● WHAT THE EXERCISE ASKS
Please transcribe the data below exactly. Leave the pictures out.

● DATASET SECTION
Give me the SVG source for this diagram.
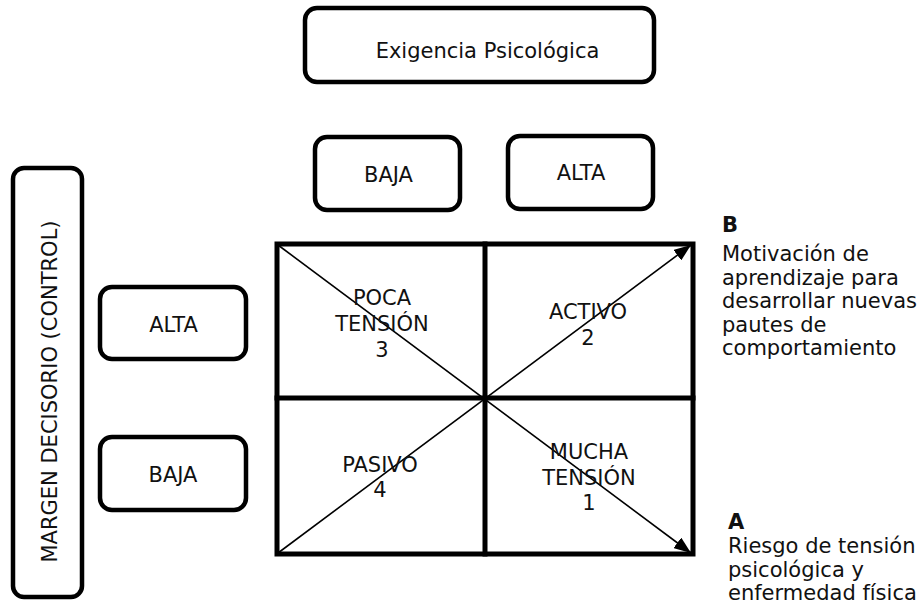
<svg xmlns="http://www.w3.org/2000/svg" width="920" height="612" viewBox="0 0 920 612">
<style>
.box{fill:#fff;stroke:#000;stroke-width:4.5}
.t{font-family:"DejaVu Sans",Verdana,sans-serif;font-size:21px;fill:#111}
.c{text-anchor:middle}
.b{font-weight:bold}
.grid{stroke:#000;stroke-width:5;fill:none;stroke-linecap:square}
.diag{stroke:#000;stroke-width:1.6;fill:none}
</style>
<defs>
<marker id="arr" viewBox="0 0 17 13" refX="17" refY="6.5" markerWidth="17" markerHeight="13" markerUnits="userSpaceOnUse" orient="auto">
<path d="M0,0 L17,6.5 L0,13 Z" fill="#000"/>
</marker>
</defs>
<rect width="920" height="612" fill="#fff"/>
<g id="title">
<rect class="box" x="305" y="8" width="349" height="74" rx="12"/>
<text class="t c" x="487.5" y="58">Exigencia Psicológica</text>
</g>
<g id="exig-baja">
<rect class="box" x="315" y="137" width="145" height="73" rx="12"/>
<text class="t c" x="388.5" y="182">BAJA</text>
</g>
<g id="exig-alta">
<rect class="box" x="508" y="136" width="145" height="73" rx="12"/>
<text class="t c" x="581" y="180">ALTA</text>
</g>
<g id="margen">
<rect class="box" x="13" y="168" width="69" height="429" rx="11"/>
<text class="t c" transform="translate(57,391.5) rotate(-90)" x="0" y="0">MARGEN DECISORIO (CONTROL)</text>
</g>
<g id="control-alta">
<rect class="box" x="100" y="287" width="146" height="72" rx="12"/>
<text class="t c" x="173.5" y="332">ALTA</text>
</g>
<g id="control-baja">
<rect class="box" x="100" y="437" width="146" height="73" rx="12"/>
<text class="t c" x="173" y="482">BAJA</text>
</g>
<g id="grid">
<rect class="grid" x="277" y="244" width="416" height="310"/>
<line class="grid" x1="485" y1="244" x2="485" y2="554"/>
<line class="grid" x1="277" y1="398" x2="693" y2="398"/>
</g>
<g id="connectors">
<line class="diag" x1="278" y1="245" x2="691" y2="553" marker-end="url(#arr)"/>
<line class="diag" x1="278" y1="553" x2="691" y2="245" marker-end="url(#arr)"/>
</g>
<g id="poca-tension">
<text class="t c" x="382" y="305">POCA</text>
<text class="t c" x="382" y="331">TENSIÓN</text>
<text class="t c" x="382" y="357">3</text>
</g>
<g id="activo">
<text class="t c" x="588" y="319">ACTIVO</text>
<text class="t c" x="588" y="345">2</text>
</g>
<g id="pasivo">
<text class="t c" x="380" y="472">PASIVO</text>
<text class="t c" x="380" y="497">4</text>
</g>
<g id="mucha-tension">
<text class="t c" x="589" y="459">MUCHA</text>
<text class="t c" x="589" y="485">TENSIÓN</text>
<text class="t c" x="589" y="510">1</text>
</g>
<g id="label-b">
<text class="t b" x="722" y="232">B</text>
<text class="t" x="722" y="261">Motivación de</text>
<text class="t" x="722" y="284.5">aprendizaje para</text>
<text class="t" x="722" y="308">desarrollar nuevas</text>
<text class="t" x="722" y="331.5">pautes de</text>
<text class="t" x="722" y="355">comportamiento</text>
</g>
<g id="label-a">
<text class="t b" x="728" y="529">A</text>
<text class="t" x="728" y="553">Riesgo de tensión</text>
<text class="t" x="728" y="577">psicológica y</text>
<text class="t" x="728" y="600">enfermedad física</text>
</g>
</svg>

● ANSWER TO THIS TASK
Give me the SVG source for this diagram.
<svg xmlns="http://www.w3.org/2000/svg" width="920" height="612" viewBox="0 0 920 612">
<style>
.box{fill:#fff;stroke:#000;stroke-width:4.5}
.t{font-family:"DejaVu Sans",Verdana,sans-serif;font-size:21px;fill:#111}
.c{text-anchor:middle}
.b{font-weight:bold}
.grid{stroke:#000;stroke-width:5;fill:none;stroke-linecap:square}
.diag{stroke:#000;stroke-width:1.6;fill:none}
</style>
<defs>
<marker id="arr" viewBox="0 0 17 13" refX="17" refY="6.5" markerWidth="17" markerHeight="13" markerUnits="userSpaceOnUse" orient="auto">
<path d="M0,0 L17,6.5 L0,13 Z" fill="#000"/>
</marker>
</defs>
<rect width="920" height="612" fill="#fff"/>
<g id="title">
<rect class="box" x="305" y="8" width="349" height="74" rx="12"/>
<text class="t c" x="487.5" y="58">Exigencia Psicológica</text>
</g>
<g id="exig-baja">
<rect class="box" x="315" y="137" width="145" height="73" rx="12"/>
<text class="t c" x="388.5" y="182">BAJA</text>
</g>
<g id="exig-alta">
<rect class="box" x="508" y="136" width="145" height="73" rx="12"/>
<text class="t c" x="581" y="180">ALTA</text>
</g>
<g id="margen">
<rect class="box" x="13" y="168" width="69" height="429" rx="11"/>
<text class="t c" transform="translate(57,391.5) rotate(-90)" x="0" y="0">MARGEN DECISORIO (CONTROL)</text>
</g>
<g id="control-alta">
<rect class="box" x="100" y="287" width="146" height="72" rx="12"/>
<text class="t c" x="173.5" y="332">ALTA</text>
</g>
<g id="control-baja">
<rect class="box" x="100" y="437" width="146" height="73" rx="12"/>
<text class="t c" x="173" y="482">BAJA</text>
</g>
<g id="grid">
<rect class="grid" x="277" y="244" width="416" height="310"/>
<line class="grid" x1="485" y1="244" x2="485" y2="554"/>
<line class="grid" x1="277" y1="398" x2="693" y2="398"/>
</g>
<g id="connectors">
<line class="diag" x1="278" y1="245" x2="691" y2="553" marker-end="url(#arr)"/>
<line class="diag" x1="278" y1="553" x2="691" y2="245" marker-end="url(#arr)"/>
</g>
<g id="poca-tension">
<text class="t c" x="382" y="305">POCA</text>
<text class="t c" x="382" y="331">TENSIÓN</text>
<text class="t c" x="382" y="357">3</text>
</g>
<g id="activo">
<text class="t c" x="588" y="319">ACTIVO</text>
<text class="t c" x="588" y="345">2</text>
</g>
<g id="pasivo">
<text class="t c" x="380" y="472">PASIVO</text>
<text class="t c" x="380" y="497">4</text>
</g>
<g id="mucha-tension">
<text class="t c" x="589" y="459">MUCHA</text>
<text class="t c" x="589" y="485">TENSIÓN</text>
<text class="t c" x="589" y="510">1</text>
</g>
<g id="label-b">
<text class="t b" x="722" y="232">B</text>
<text class="t" x="722" y="261">Motivación de</text>
<text class="t" x="722" y="284.5">aprendizaje para</text>
<text class="t" x="722" y="308">desarrollar nuevas</text>
<text class="t" x="722" y="331.5">pautes de</text>
<text class="t" x="722" y="355">comportamiento</text>
</g>
<g id="label-a">
<text class="t b" x="728" y="529">A</text>
<text class="t" x="728" y="553">Riesgo de tensión</text>
<text class="t" x="728" y="577">psicológica y</text>
<text class="t" x="728" y="600">enfermedad física</text>
</g>
</svg>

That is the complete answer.